▶ _TASK GOAL_:
Everything from the line with "Give me the Plotly source for this chart." through the line with "start_year = 1986", inclusive, should be repeated exactly, except the pictures.

▶ _INPUT MATERIAL_:
===

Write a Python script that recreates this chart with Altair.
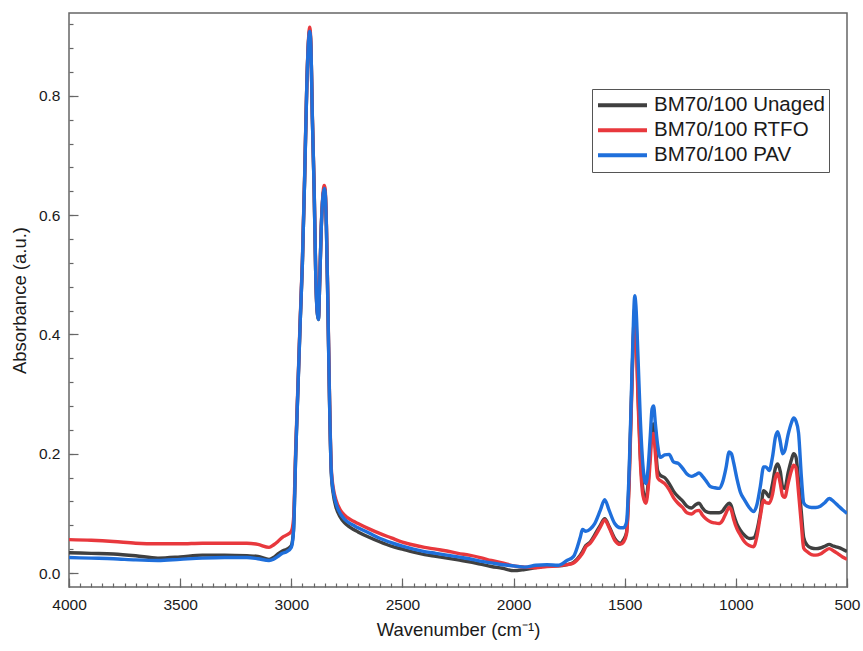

===

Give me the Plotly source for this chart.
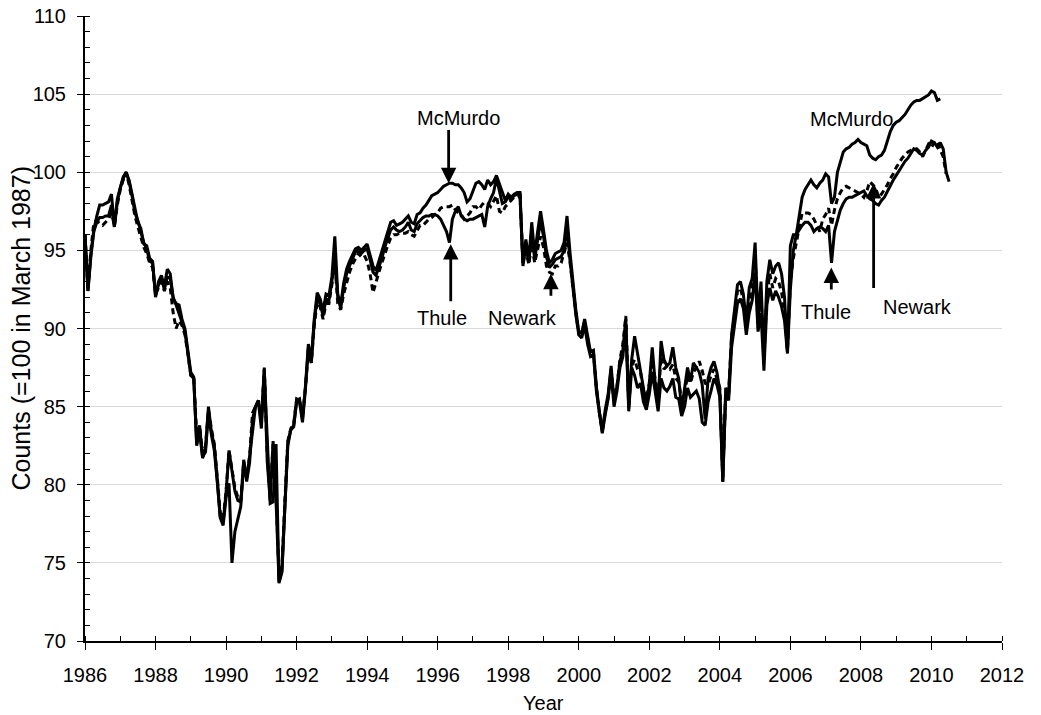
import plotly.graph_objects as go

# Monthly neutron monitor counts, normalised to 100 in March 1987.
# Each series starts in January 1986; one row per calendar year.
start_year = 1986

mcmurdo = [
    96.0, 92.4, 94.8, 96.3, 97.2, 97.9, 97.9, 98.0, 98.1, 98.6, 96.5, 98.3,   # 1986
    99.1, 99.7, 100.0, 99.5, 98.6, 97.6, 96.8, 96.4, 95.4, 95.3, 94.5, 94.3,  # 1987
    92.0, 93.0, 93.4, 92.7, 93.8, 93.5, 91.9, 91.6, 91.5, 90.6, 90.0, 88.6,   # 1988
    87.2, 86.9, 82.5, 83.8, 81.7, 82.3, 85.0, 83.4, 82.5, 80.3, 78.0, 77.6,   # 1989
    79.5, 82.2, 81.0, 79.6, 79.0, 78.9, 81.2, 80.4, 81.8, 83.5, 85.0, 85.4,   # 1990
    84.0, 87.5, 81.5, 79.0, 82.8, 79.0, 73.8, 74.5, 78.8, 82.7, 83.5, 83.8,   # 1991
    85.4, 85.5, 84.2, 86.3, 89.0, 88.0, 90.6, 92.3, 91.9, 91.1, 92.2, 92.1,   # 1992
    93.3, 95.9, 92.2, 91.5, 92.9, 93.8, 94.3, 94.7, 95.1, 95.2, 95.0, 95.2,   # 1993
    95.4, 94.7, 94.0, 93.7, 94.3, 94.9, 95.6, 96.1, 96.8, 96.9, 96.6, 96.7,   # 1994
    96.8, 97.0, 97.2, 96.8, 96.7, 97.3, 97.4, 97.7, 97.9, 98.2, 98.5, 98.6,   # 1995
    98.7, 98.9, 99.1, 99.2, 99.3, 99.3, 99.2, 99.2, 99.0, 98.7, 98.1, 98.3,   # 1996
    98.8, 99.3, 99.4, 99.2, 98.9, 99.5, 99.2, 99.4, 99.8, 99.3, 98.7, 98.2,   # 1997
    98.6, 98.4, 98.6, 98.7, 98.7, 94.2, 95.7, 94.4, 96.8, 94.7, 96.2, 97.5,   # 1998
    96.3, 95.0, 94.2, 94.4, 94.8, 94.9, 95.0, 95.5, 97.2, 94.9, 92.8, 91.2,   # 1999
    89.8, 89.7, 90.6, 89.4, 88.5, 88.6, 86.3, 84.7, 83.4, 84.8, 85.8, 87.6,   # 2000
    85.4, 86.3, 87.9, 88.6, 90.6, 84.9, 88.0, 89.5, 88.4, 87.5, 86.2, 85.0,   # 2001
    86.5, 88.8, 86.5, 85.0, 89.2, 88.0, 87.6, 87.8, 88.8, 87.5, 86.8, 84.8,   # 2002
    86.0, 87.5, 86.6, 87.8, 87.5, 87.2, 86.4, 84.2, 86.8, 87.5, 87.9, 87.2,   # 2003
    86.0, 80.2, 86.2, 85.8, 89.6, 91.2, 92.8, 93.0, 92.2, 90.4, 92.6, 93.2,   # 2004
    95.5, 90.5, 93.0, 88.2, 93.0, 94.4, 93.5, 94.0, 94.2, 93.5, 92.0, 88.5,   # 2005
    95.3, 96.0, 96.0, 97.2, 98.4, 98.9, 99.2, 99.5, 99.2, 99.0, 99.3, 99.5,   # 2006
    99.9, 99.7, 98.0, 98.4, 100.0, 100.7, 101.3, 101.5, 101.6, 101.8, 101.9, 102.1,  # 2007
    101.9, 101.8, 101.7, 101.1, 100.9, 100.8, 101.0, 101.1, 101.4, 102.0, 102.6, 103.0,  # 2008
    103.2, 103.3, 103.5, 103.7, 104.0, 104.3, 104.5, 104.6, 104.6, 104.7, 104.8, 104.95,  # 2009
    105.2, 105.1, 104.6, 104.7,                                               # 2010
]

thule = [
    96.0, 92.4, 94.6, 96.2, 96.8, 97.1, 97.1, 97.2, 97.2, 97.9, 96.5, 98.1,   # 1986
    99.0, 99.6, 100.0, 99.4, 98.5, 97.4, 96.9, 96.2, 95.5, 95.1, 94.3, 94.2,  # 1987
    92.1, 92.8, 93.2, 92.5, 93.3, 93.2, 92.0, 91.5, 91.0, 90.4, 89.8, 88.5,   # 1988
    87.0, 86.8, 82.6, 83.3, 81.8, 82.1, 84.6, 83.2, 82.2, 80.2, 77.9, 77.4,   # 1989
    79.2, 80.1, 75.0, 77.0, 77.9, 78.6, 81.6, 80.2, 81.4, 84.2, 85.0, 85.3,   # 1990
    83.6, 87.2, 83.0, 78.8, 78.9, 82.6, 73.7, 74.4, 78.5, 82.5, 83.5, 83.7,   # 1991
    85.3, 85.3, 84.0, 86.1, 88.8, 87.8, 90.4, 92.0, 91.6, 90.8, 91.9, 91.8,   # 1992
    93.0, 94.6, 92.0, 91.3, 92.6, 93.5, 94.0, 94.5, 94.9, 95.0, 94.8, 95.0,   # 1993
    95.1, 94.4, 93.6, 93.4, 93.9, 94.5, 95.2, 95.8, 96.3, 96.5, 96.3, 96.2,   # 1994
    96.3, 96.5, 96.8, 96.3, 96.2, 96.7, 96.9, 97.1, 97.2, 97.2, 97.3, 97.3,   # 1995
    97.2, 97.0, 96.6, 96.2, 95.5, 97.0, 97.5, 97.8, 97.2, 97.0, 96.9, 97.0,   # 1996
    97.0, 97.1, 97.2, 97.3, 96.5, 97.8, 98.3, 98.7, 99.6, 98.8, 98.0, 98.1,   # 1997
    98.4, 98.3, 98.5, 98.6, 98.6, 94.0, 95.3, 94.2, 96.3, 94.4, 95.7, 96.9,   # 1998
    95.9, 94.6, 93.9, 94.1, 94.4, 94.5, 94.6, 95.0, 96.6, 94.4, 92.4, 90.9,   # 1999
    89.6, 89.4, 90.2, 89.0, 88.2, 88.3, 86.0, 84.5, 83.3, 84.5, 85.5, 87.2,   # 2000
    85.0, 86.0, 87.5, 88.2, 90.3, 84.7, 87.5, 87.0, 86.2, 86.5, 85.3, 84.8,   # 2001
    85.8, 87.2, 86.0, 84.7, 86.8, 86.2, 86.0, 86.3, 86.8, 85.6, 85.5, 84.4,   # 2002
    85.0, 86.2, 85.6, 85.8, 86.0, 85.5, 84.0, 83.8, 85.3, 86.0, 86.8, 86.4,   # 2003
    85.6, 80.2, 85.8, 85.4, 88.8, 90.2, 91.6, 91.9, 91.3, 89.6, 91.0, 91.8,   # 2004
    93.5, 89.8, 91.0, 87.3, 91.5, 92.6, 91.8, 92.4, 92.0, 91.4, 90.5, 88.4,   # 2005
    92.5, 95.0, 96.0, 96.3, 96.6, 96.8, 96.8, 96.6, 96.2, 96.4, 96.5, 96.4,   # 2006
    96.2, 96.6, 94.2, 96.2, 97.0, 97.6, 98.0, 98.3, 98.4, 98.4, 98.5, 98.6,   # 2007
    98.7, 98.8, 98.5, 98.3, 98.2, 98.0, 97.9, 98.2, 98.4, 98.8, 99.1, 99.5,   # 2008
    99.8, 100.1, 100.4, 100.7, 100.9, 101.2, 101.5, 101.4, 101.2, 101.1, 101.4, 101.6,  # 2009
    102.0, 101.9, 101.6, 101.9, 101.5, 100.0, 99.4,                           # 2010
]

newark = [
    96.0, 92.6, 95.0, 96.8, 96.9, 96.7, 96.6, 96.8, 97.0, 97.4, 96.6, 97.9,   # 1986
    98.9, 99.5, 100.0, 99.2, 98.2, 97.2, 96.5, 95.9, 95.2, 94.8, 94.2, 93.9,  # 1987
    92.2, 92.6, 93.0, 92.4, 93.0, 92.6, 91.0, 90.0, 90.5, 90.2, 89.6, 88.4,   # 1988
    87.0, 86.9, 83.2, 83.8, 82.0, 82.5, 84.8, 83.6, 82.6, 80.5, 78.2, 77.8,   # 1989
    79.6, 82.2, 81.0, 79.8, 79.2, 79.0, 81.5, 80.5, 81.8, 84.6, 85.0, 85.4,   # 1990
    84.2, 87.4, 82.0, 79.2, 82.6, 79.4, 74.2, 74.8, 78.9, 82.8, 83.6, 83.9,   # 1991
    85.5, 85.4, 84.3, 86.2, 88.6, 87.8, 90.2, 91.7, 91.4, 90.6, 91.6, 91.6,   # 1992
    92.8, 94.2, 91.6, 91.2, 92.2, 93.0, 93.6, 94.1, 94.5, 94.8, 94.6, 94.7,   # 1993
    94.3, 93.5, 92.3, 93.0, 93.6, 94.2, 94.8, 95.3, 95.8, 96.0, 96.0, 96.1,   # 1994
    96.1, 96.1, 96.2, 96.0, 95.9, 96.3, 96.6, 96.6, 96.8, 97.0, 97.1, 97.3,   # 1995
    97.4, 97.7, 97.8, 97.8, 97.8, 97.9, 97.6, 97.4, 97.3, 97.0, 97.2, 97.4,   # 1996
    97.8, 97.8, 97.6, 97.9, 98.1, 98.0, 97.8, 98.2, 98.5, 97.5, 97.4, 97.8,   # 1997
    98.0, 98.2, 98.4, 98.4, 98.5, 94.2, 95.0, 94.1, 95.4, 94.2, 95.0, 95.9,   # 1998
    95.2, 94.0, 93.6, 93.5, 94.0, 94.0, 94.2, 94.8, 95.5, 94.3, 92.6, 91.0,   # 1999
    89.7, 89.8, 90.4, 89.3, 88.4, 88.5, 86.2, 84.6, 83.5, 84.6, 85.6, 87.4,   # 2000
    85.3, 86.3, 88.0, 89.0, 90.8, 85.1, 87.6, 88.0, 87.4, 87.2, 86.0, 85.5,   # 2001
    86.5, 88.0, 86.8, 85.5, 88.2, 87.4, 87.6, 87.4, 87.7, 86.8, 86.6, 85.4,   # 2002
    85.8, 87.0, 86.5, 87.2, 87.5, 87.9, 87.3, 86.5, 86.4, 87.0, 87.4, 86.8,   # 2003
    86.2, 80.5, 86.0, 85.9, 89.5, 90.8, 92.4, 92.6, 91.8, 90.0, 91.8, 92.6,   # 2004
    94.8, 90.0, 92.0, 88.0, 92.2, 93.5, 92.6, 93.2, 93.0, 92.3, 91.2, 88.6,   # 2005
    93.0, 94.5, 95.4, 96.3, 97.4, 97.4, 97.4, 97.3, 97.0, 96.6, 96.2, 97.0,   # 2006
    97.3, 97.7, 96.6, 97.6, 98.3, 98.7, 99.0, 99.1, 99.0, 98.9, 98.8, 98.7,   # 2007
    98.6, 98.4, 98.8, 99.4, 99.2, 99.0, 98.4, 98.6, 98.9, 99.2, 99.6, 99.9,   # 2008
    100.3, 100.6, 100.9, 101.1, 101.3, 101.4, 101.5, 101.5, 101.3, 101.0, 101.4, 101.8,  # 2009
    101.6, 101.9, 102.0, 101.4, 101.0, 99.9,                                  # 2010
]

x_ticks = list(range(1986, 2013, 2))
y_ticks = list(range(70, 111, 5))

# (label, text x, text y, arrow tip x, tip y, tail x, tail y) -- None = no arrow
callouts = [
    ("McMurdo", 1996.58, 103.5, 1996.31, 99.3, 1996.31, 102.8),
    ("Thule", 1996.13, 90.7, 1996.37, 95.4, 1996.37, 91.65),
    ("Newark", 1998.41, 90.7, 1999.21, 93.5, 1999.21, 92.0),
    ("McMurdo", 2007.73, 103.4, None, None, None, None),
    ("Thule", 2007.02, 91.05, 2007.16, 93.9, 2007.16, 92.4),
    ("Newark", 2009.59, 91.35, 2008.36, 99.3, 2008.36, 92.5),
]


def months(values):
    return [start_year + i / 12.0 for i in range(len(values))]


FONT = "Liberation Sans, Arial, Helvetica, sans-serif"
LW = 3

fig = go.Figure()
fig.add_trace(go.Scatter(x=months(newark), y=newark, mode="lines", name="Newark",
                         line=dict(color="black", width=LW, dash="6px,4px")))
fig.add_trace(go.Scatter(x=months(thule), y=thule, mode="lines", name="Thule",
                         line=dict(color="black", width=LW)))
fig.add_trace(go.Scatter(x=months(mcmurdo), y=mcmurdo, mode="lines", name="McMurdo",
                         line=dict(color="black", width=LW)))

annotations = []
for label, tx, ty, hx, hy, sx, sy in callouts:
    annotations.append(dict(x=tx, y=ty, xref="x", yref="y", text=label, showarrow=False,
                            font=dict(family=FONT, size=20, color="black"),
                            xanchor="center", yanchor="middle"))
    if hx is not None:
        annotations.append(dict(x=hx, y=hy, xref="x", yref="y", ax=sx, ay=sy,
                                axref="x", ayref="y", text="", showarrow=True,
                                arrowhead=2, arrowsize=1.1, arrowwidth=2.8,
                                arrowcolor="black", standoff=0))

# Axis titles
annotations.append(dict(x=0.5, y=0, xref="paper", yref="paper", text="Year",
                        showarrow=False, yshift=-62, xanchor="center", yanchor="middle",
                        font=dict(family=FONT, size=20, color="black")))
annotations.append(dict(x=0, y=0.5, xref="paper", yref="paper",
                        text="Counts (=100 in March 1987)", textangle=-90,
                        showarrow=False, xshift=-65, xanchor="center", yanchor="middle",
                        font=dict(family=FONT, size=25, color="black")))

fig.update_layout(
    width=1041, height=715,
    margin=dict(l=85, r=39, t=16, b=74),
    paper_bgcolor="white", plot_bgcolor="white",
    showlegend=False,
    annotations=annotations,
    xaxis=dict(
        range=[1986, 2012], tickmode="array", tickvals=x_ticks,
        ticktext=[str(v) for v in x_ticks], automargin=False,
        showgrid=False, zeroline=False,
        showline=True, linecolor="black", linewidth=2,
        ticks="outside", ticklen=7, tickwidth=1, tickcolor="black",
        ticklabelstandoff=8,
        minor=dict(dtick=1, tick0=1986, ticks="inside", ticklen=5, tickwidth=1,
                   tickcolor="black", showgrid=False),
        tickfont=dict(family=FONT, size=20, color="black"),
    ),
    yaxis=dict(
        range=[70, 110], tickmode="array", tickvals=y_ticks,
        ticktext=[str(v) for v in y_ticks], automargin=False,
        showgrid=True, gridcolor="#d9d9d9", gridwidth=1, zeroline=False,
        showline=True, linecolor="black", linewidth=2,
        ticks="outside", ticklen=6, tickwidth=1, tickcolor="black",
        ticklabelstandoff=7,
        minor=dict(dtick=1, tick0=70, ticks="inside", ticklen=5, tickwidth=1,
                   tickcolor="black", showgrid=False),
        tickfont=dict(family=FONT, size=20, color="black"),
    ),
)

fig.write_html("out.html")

===

▶ _CORRECT ANSWER_:
Give me the Plotly source for this chart.
import plotly.graph_objects as go

# Monthly neutron monitor counts, normalised to 100 in March 1987.
# Each series starts in January 1986; one row per calendar year.
start_year = 1986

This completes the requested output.